* DIRECTIONS FOR THIS TASK
You are to retype all of the data exactly as it appears.

++++ COLLECTED MATERIAL ++++

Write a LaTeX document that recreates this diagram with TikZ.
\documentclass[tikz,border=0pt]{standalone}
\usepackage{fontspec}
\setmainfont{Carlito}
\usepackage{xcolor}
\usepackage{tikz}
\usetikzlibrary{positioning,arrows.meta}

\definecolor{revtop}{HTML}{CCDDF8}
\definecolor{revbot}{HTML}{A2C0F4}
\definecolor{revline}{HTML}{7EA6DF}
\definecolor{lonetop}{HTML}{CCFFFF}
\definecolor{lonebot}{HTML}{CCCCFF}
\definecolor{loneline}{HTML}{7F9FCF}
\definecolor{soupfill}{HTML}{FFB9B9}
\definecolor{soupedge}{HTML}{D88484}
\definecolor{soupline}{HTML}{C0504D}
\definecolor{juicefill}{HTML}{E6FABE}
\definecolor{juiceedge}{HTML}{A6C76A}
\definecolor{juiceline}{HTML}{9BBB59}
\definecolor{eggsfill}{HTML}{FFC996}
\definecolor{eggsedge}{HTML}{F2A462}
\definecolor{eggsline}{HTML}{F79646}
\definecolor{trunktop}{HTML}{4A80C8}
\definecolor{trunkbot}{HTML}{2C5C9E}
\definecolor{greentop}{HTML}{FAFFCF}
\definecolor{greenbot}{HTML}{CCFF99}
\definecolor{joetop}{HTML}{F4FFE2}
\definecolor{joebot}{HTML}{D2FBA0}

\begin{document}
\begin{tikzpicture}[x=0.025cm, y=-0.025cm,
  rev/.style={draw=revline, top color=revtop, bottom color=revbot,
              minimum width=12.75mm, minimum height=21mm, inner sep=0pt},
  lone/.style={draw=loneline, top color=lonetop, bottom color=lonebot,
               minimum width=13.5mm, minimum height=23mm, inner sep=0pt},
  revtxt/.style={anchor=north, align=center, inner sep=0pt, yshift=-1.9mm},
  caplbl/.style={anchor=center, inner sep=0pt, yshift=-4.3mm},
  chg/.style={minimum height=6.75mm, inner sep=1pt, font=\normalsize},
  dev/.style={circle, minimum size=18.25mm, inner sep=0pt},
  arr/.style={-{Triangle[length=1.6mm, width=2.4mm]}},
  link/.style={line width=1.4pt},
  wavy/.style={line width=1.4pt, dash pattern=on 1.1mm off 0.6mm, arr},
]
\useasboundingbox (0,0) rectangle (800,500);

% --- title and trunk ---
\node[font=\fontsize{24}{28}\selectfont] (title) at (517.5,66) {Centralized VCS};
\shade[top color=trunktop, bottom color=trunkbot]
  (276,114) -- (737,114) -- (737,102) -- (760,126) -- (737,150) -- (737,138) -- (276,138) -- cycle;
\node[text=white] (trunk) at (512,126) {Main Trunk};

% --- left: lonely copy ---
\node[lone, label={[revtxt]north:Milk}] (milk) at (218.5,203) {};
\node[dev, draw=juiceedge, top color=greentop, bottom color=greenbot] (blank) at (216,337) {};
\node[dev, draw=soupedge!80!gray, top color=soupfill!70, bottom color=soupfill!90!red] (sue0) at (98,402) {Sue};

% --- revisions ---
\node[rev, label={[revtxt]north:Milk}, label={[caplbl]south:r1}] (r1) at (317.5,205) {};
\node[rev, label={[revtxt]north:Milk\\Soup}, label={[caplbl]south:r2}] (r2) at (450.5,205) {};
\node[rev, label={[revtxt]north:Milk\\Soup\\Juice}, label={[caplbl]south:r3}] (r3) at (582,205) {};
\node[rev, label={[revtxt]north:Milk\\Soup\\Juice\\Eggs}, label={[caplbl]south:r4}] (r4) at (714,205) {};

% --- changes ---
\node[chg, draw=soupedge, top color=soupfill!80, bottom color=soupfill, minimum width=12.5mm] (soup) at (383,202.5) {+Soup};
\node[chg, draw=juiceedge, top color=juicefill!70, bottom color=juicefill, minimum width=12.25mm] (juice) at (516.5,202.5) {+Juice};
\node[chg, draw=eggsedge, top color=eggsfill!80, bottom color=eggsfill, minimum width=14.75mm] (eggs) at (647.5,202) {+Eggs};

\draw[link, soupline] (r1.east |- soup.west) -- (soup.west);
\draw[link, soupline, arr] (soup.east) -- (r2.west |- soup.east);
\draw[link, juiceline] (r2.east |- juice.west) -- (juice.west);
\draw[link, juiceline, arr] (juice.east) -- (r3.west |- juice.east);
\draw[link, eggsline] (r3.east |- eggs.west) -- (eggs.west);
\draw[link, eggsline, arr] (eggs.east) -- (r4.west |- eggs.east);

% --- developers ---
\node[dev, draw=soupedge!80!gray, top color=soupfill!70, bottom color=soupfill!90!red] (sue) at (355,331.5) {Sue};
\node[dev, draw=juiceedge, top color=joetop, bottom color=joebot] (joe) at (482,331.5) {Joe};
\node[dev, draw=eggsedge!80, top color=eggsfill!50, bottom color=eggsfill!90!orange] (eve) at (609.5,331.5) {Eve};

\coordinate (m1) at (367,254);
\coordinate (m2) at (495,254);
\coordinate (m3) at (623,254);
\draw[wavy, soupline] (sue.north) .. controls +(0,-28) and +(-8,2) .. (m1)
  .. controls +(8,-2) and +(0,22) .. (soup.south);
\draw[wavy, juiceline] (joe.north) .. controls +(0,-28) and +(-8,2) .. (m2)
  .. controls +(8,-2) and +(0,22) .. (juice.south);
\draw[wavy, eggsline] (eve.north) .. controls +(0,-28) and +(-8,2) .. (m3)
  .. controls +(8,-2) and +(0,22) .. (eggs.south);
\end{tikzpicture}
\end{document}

++++

* WORKED ANSWER
Write a LaTeX document that recreates this diagram with TikZ.
\documentclass[tikz,border=0pt]{standalone}
\usepackage{fontspec}
\setmainfont{Carlito}
\usepackage{xcolor}
\usepackage{tikz}
\usetikzlibrary{positioning,arrows.meta}

\definecolor{revtop}{HTML}{CCDDF8}
\definecolor{revbot}{HTML}{A2C0F4}
\definecolor{revline}{HTML}{7EA6DF}
\definecolor{lonetop}{HTML}{CCFFFF}
\definecolor{lonebot}{HTML}{CCCCFF}
\definecolor{loneline}{HTML}{7F9FCF}
\definecolor{soupfill}{HTML}{FFB9B9}
\definecolor{soupedge}{HTML}{D88484}
\definecolor{soupline}{HTML}{C0504D}
\definecolor{juicefill}{HTML}{E6FABE}
\definecolor{juiceedge}{HTML}{A6C76A}
\definecolor{juiceline}{HTML}{9BBB59}
\definecolor{eggsfill}{HTML}{FFC996}
\definecolor{eggsedge}{HTML}{F2A462}
\definecolor{eggsline}{HTML}{F79646}
\definecolor{trunktop}{HTML}{4A80C8}
\definecolor{trunkbot}{HTML}{2C5C9E}
\definecolor{greentop}{HTML}{FAFFCF}
\definecolor{greenbot}{HTML}{CCFF99}
\definecolor{joetop}{HTML}{F4FFE2}
\definecolor{joebot}{HTML}{D2FBA0}

\begin{document}
\begin{tikzpicture}[x=0.025cm, y=-0.025cm,
  rev/.style={draw=revline, top color=revtop, bottom color=revbot,
              minimum width=12.75mm, minimum height=21mm, inner sep=0pt},
  lone/.style={draw=loneline, top color=lonetop, bottom color=lonebot,
               minimum width=13.5mm, minimum height=23mm, inner sep=0pt},
  revtxt/.style={anchor=north, align=center, inner sep=0pt, yshift=-1.9mm},
  caplbl/.style={anchor=center, inner sep=0pt, yshift=-4.3mm},
  chg/.style={minimum height=6.75mm, inner sep=1pt, font=\normalsize},
  dev/.style={circle, minimum size=18.25mm, inner sep=0pt},
  arr/.style={-{Triangle[length=1.6mm, width=2.4mm]}},
  link/.style={line width=1.4pt},
  wavy/.style={line width=1.4pt, dash pattern=on 1.1mm off 0.6mm, arr},
]
\useasboundingbox (0,0) rectangle (800,500);

% --- title and trunk ---
\node[font=\fontsize{24}{28}\selectfont] (title) at (517.5,66) {Centralized VCS};
\shade[top color=trunktop, bottom color=trunkbot]
  (276,114) -- (737,114) -- (737,102) -- (760,126) -- (737,150) -- (737,138) -- (276,138) -- cycle;
\node[text=white] (trunk) at (512,126) {Main Trunk};

% --- left: lonely copy ---
\node[lone, label={[revtxt]north:Milk}] (milk) at (218.5,203) {};
\node[dev, draw=juiceedge, top color=greentop, bottom color=greenbot] (blank) at (216,337) {};
\node[dev, draw=soupedge!80!gray, top color=soupfill!70, bottom color=soupfill!90!red] (sue0) at (98,402) {Sue};

% --- revisions ---
\node[rev, label={[revtxt]north:Milk}, label={[caplbl]south:r1}] (r1) at (317.5,205) {};
\node[rev, label={[revtxt]north:Milk\\Soup}, label={[caplbl]south:r2}] (r2) at (450.5,205) {};
\node[rev, label={[revtxt]north:Milk\\Soup\\Juice}, label={[caplbl]south:r3}] (r3) at (582,205) {};
\node[rev, label={[revtxt]north:Milk\\Soup\\Juice\\Eggs}, label={[caplbl]south:r4}] (r4) at (714,205) {};

% --- changes ---
\node[chg, draw=soupedge, top color=soupfill!80, bottom color=soupfill, minimum width=12.5mm] (soup) at (383,202.5) {+Soup};
\node[chg, draw=juiceedge, top color=juicefill!70, bottom color=juicefill, minimum width=12.25mm] (juice) at (516.5,202.5) {+Juice};
\node[chg, draw=eggsedge, top color=eggsfill!80, bottom color=eggsfill, minimum width=14.75mm] (eggs) at (647.5,202) {+Eggs};

\draw[link, soupline] (r1.east |- soup.west) -- (soup.west);
\draw[link, soupline, arr] (soup.east) -- (r2.west |- soup.east);
\draw[link, juiceline] (r2.east |- juice.west) -- (juice.west);
\draw[link, juiceline, arr] (juice.east) -- (r3.west |- juice.east);
\draw[link, eggsline] (r3.east |- eggs.west) -- (eggs.west);
\draw[link, eggsline, arr] (eggs.east) -- (r4.west |- eggs.east);

% --- developers ---
\node[dev, draw=soupedge!80!gray, top color=soupfill!70, bottom color=soupfill!90!red] (sue) at (355,331.5) {Sue};
\node[dev, draw=juiceedge, top color=joetop, bottom color=joebot] (joe) at (482,331.5) {Joe};
\node[dev, draw=eggsedge!80, top color=eggsfill!50, bottom color=eggsfill!90!orange] (eve) at (609.5,331.5) {Eve};

\coordinate (m1) at (367,254);
\coordinate (m2) at (495,254);
\coordinate (m3) at (623,254);
\draw[wavy, soupline] (sue.north) .. controls +(0,-28) and +(-8,2) .. (m1)
  .. controls +(8,-2) and +(0,22) .. (soup.south);
\draw[wavy, juiceline] (joe.north) .. controls +(0,-28) and +(-8,2) .. (m2)
  .. controls +(8,-2) and +(0,22) .. (juice.south);
\draw[wavy, eggsline] (eve.north) .. controls +(0,-28) and +(-8,2) .. (m3)
  .. controls +(8,-2) and +(0,22) .. (eggs.south);
\end{tikzpicture}
\end{document}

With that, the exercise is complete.